Is offering "Bonuses" helpful?
Manage episode 319341880 series 3308009
Irresistible Offer Component #5: Bonuses – Add more value than your main offering.
I’m highly frustrated when I see companies offering bonuses – to be completely frank. They seem disingenuous, disconnected, fluffy and manipulative.
But first, what’s the point of offering a bonus with your product?
As in any transaction, the reason a prospect will buy from you is because they believe that what they are getting in the form of services is MORE valuable than what they are giving you in the form of $$$.
Now before this sounds dystopian – both sides come away from this transaction as winners. There isn’t a loser here. The goal of bonuses and marketing in general is not to fleece the customer into ‘just paying more’ but to rather better understand what the customer values – and give them that thing.
Then the more skilled we are at meeting the customer’s specific demands and demonstrating our value results in an exchange where both sides win.
The wrong way: Here is a bonus you don’t really need or value, but I am going to pretend you need and value it with a bunch of fancy language.

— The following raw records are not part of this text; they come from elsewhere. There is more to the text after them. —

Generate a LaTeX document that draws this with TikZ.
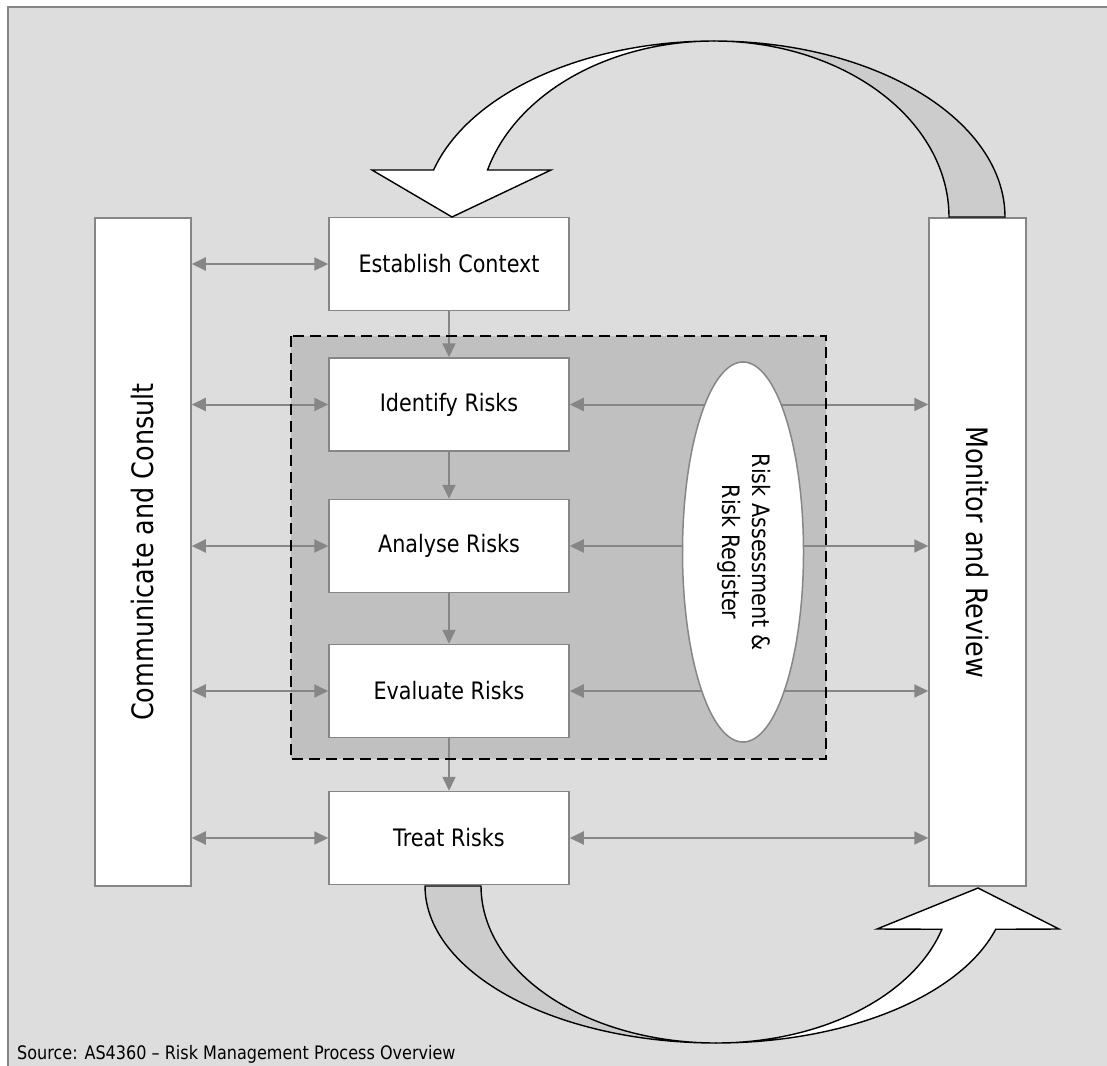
\documentclass[tikz,border=0pt]{standalone}
\usepackage{fontspec}
\setmainfont{DejaVu Sans}[FakeStretch=0.863]
\usetikzlibrary{arrows.meta,shapes.geometric}
\definecolor{bgc}{HTML}{DDDDDD}
\definecolor{zonec}{HTML}{C0C0C0}
\definecolor{bandc}{HTML}{CCCCCC}
\definecolor{linec}{HTML}{868686}
\begin{document}
\begin{tikzpicture}[x=1pt,y=-1pt,
  stepbox/.style={draw=linec, line width=1.5pt, fill=white, minimum width=240pt, minimum height=93pt, inner sep=0pt, font=\fontsize{24}{29}\selectfont},
  sidebox/.style={draw=linec, line width=1.5pt, fill=white, minimum width=96pt, minimum height=668pt, inner sep=0pt, font=\fontsize{29.5}{35}\selectfont},
  link/.style={draw=linec, line width=2pt, -{Triangle[length=14pt,width=13pt]}},
  dlink/.style={draw=linec, line width=2pt, {Triangle[length=14pt,width=13pt]}-{Triangle[length=14pt,width=13pt]}},
  curvearrow/.style={draw=black, line width=1.4pt, line join=miter},
  zonebox/.style={fill=zonec, minimum width=535pt, minimum height=423pt, inner sep=0pt},
  zoneborder/.style={draw=black, line width=2.2pt, dash pattern=on 11pt off 6pt},
  store/.style={ellipse, draw=linec, line width=1.5pt, fill=white, minimum width=121pt, minimum height=380pt, inner sep=0pt, font=\fontsize{24}{30}\selectfont},
  srctext/.style={anchor=base west, inner sep=0pt, font=\fontsize{18.6}{22}\selectfont}
]
\useasboundingbox (0,0) rectangle (1107,1065);
\fill[white] (0,0) rectangle (1107,1065);
\draw[fill=bgc, draw=linec, line width=2pt] (8,7) rectangle (1130,1090);

% shaded risk assessment zone
\node[zonebox] (zone) at (558.5,547.5) {};

% process steps
\node[stepbox] (es) at (449,264) {Establish Context};
\node[stepbox] (id) at (449,404.5) {Identify Risks};
\node[stepbox] (an) at (449,546) {Analyse Risks};
\node[stepbox] (ev) at (449,691) {Evaluate Risks};
\node[stepbox] (tr) at (449,838) {Treat Risks};

% side columns
\node[sidebox] (cc) at (143,552) {\rotatebox{90}{Communicate and Consult}};
\node[sidebox, minimum width=97pt] (mr) at (977.5,552) {\rotatebox{-90}{Monitor and Review}};

% vertical flow
\draw[link] (es.south) -- (id.north);
\draw[link] (id.south) -- (an.north);
\draw[link] (an.south) -- (ev.north);
\draw[link] (ev.south) -- (tr.north);

% left double arrows
\foreach \b in {es,id,an,ev,tr}{
  \draw[dlink] (cc.east |- \b.west) -- (\b.west);
}
% right double arrows
\foreach \b in {id,an,ev,tr}{
  \draw[dlink] (\b.east) -- (\b.east -| mr.west);
}

% risk register ellipse
\node[store] (rr) at (743,552) {\rotatebox{-90}{\begin{tabular}{@{}c@{}}Risk Assessment \&\\Risk Register\end{tabular}}};

% dashed border of the zone
\draw[zoneborder] (zone.north west) rectangle (zone.south east);

% top curved arrow (Monitor -> Establish)
\draw[curvearrow, fill=bandc]
  plot[domain=90:0, samples=60] ({714+291*cos(\x)},{217-176*sin(\x)})
  -- plot[domain=0:90, samples=60] ({714+235*cos(\x)},{217-176*sin(\x)}) -- cycle;
\draw[curvearrow, fill=white]
  (433.6,170) -- plot[domain=164.5:90, samples=60] ({714+291*cos(\x)},{217-176*sin(\x)})
  -- plot[domain=90:164.5, samples=60] ({714+235*cos(\x)},{217-176*sin(\x)})
  -- (551,170) -- (452,217) -- (372,170) -- cycle;

% bottom curved arrow (Treat -> Monitor)
\draw[curvearrow, fill=bandc]
  plot[domain=180:270, samples=60] ({716+291*cos(\x)},{886-157*sin(\x)})
  -- plot[domain=270:180, samples=60] ({716+235*cos(\x)},{886-157*sin(\x)}) -- cycle;
\draw[curvearrow, fill=white]
  plot[domain=270:344, samples=60] ({716+291*cos(\x)},{886-157*sin(\x)})
  -- (1059,929) -- (978,888) -- (877,929)
  -- plot[domain=344:270, samples=60] ({716+235*cos(\x)},{886-157*sin(\x)}) -- cycle;

% source line
\node[srctext] (src) at (17,1059) {Source: AS4360 – Risk Management Process Overview};
\end{tikzpicture}
\end{document}
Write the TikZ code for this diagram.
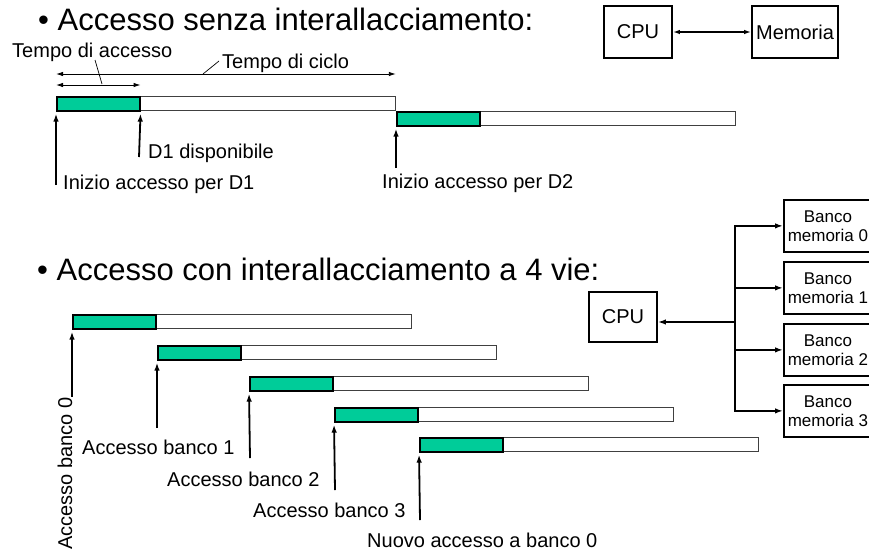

The right way: I’ve spent a lot of time and energy to understand what you really value and need – and am giving you a bonus of xyz with my product which has an extremely high value to you which is inexpensive for me to produce and deliver.
The goal is to give the prospect bonuses that exceed the value of your core product. If the bonuses exceed the value of your core offer then the perceive value of your offer rises dramatically.
How to deploy bonuses for maximum effect:
1. Break your main offering up into pieces – create a core offering and then offer the remaining components of your offer as bonuses. This particularly works well if you’ve been arguing from features and are switching over to outcomes.
2. Solve the customers #1 or #2 fear with a specific bonus. If you are a portrait photographer, you might offer posing coaching as a highly valuable bonus.
3. Make sure that the bonus has a value tied to real life and calculate that for the prospect. If you are offering some of your extra time – how much do you charge per hour actually? Or offer a testimonial to demonstrate the value.
4. Find out what new problems are created with your product – and then offer the solution to those problems as bonuses. If you are selling training on how to write cold emails – offer a bonus of the exact script you can use, once you actually get on the phone with a prospect.
5. Custom bonuses: Have a few bonuses on hand that you can deploy. Once you have some practice, you’ll know that your prospects generally will have a few different types of objections, fears or concerns. Deploy a customized bonus just for them which solves those concerns.
6. Give the bonuses a name – and focus on how you can make the prospects life easier or make the solution faster or with lower effort from the prospect.
7. Use your experience to create high-value low effort bonuses. If you buy this entrée, we’ll email you the recipe of exactly how the chef made it. We sell this on our website for $10. Also we’ll include, a 30 minute video tutorial on how to make it from the comfort of your own home taught by our chef himself. We sell this on our website for $29. Now the bonuses are more valuable than the entrée itself and they are free. All from a onetime effort that you can use over and over again.
8. Use your relationships with other businesses. Think about business that interrelate to your product offering. These businesses know that it’s difficult to acquire a customer. And so, they are often willing to discount their services if you make an introduction to your client, give their service away for free or even pay you for giving their service away for free.
9. Take a chiropractor – he would be able to offer several bonuses of a free massage and discounted orthotics from a variety of nearby companies along with the core offering.
10. Take a website designer – He would be able to partner with a company that runs traffic and offers their $197 course as a free bonus. The company who runs traffic know that their business model is predicated on selling courses and then upselling the course purchaser on a DFY service. They love the introduction, and you get to give away free value to your customers.